What is the difference between the international division of labor and global value chains?

Introduction: The Complexities of Global Trade

Hello everyone! Today, we’re going to explore two fundamental concepts in the realm of international trade: the international division of labor and global value chains. In an era of increasing interconnectivity, understanding these concepts is crucial for comprehending the dynamics of the global economy.

The International Division of Labor: A Historical Perspective

The international division of labor refers to the specialization of countries in specific economic activities. This specialization is often based on factors such as comparative advantage, availability of resources, and technological capabilities. Historically, this division was evident in the colonial era, where colonies supplied raw materials to the colonial powers, who in turn manufactured finished goods. However, the concept has evolved significantly since then.

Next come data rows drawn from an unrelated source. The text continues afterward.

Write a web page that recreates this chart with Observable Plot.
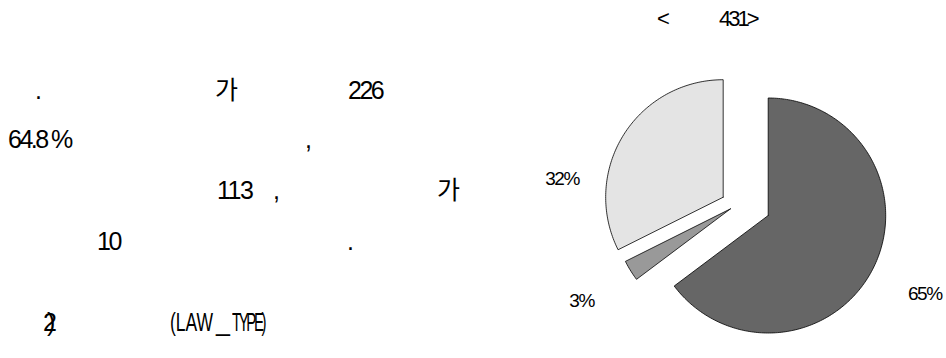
<!DOCTYPE html>
<html>
<head>
<meta charset="utf-8">
<script src="https://cdn.jsdelivr.net/npm/d3@7"></script>
<script src="https://cdn.jsdelivr.net/npm/@observablehq/plot@0.6"></script>
<style>
  body { margin: 0; background: #fff; }
  #wrap { position: relative; width: 946px; height: 358px; overflow: hidden;
          font-family: "Liberation Sans", "Noto Sans CJK KR", sans-serif; color: #000; }
  .t { position: absolute; font-size: 25px; line-height: 25px; white-space: pre; letter-spacing: -2.5px; transform-origin: left center; }
  .h { position: absolute; font-size: 22px; line-height: 22px; white-space: pre; letter-spacing: -3px; }
  #chart { position: absolute; left: 520px; top: 0; }
</style>
</head>
<body>
<div id="wrap">
  <div id="chart"></div>
  <!-- paragraph text (Korean glyphs not rendered in the source) -->
  <span class="t" style="left:35px;top:78px">.</span>
  <span class="t" style="left:215px;top:78px">가</span>
  <span class="t" style="left:348px;top:78px">226</span>
  <span class="t" style="left:8px;top:127px">64.8 %</span>
  <span class="t" style="left:305px;top:127px">,</span>
  <span class="t" style="left:217px;top:178px;letter-spacing:-1.5px">113</span>
  <span class="t" style="left:273px;top:178px">,</span>
  <span class="t" style="left:437px;top:178px">가</span>
  <span class="t" style="left:97px;top:229px">10</span>
  <span class="t" style="left:347px;top:229px">.</span>
  <span class="t" style="left:43px;top:310px;letter-spacing:-10px">2)</span>
  <span class="t" style="left:170px;top:310px;letter-spacing:0;transform:scaleX(0.7)">(LAW</span>
  <span class="t" style="left:216px;top:310px">_</span>
  <span class="t" style="left:232px;top:310px;letter-spacing:-4px;transform:scaleX(0.6)">TYPE)</span>
  <!-- chart title -->
  <span class="h" style="left:657px;top:8px">&lt;</span>
  <span class="h" style="left:719px;top:8px">431&gt;</span>
</div>
<script>
// ---- data (clockwise from 12 o'clock) ----
const categories = ["A", "B", "C"];
const values = [226, 10, 113];
const labels = ["65%", "3%", "32%"];
const colors = ["#666666", "#999999", "#e4e4e4"];

// ---- layout tweaks (in pie-radius units / degrees) ----
const explode = { A: { d: 0.255 }, B: { d: 0.109 }, C: { d: 0.1605, angle: 285 } };
const labelTweak = { C: { angle: 276.4, r: 1.38 } };
const labelR = 1.49;

const data = categories.map((k, i) => ({ key: k, value: values[i], label: labels[i] }));
const arcs = d3.pie().sort(null).value(d => d.value)(data);

const deg = Math.PI / 180;
const pts = [];
const labs = [];
for (const a of arcs) {
  const k = a.data.key;
  const mid = (a.startAngle + a.endAngle) / 2;
  const ex = explode[k];
  const ea = ex.angle != null ? ex.angle * deg : mid;
  const cx = ex.d * Math.sin(ea), cy = ex.d * Math.cos(ea);
  pts.push({ key: k, x: cx, y: cy });
  const n = Math.max(2, Math.ceil((a.endAngle - a.startAngle) / deg));
  for (let i = 0; i <= n; i++) {
    const t = a.startAngle + (a.endAngle - a.startAngle) * i / n;
    pts.push({ key: k, x: cx + Math.sin(t), y: cy + Math.cos(t) });
  }
  pts.push({ key: k, x: cx, y: cy });
  const lt = labelTweak[k] || {};
  const la = lt.angle != null ? lt.angle * deg : mid;
  const lr = lt.r != null ? lt.r : labelR;
  labs.push({ key: k, text: a.data.label, x: cx + lr * Math.sin(la), y: cy + lr * Math.cos(la) });
}

const plot = Plot.plot({
  width: 426,
  height: 358,
  margin: 0,
  x: { domain: [-1.880, 1.7455], axis: null },
  y: { domain: [-1.331, 1.7157], axis: null },
  color: { domain: categories, range: colors },
  style: "font-family:'Liberation Sans',sans-serif;letter-spacing:-1.5px;background:transparent;color:#000;",
  marks: [
    Plot.line(pts, { x: "x", y: "y", z: "key", fill: "key", stroke: "#000", strokeWidth: 0.8, curve: "linear" }),
    Plot.text(labs, { x: "x", y: "y", text: "text", fontSize: 19, fill: "#000" })
  ]
});
document.getElementById("chart").appendChild(plot);
</script>
</body>
</html>
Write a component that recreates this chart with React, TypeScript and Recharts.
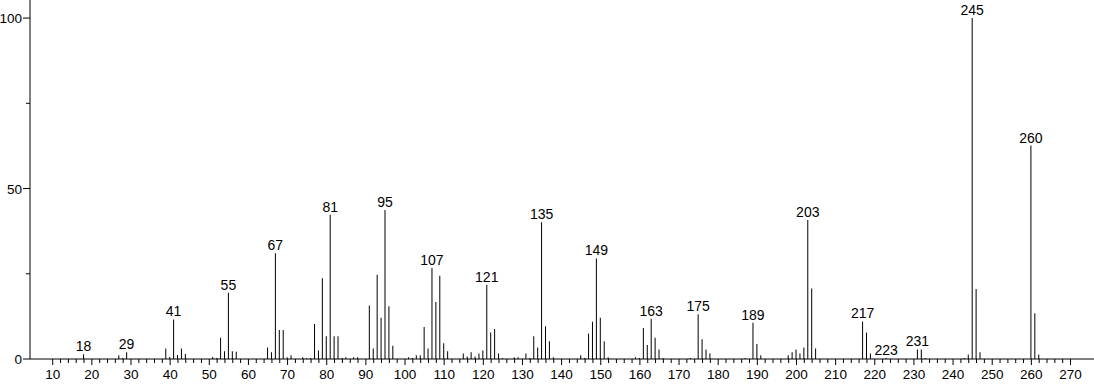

Global Value Chains: A Modern Framework

Global value chains, on the other hand, represent the entire production process of a product, from its conception to its final delivery. These chains often span multiple countries, with each contributing a specific value-addition to the product. For example, a smartphone’s value chain may involve design in one country, component manufacturing in another, and assembly in yet another. This intricate network of production has become a defining feature of the modern global economy.

Interplay Between the Two Concepts

While the international division of labor focuses on the specialization of countries, global value chains emphasize the interdependence between them. In today’s world, it’s rare to find a product that is entirely produced within a single country. Instead, countries contribute their expertise and resources at different stages of the value chain, creating a web of economic interdependence. This interplay has both benefits and challenges.

Benefits: Efficiency and Market Access

One of the key advantages of global value chains is the potential for increased efficiency. By specializing in specific tasks, countries can leverage their strengths, leading to cost savings and improved productivity. Additionally, these chains provide access to larger markets. A country may not have a significant domestic market for a particular product, but by participating in a global value chain, it can tap into the demand from other countries.

Challenges: Vulnerabilities and Inequality

However, global value chains also come with challenges. The intricate nature of these chains means that disruptions in one country can have ripple effects across the entire chain. For example, a natural disaster or a trade dispute can disrupt the supply of a critical component, impacting the final product’s availability. Moreover, there are concerns about inequality, as not all countries benefit equally from participating in these chains. Some may be relegated to low-value tasks, limiting their economic growth potential.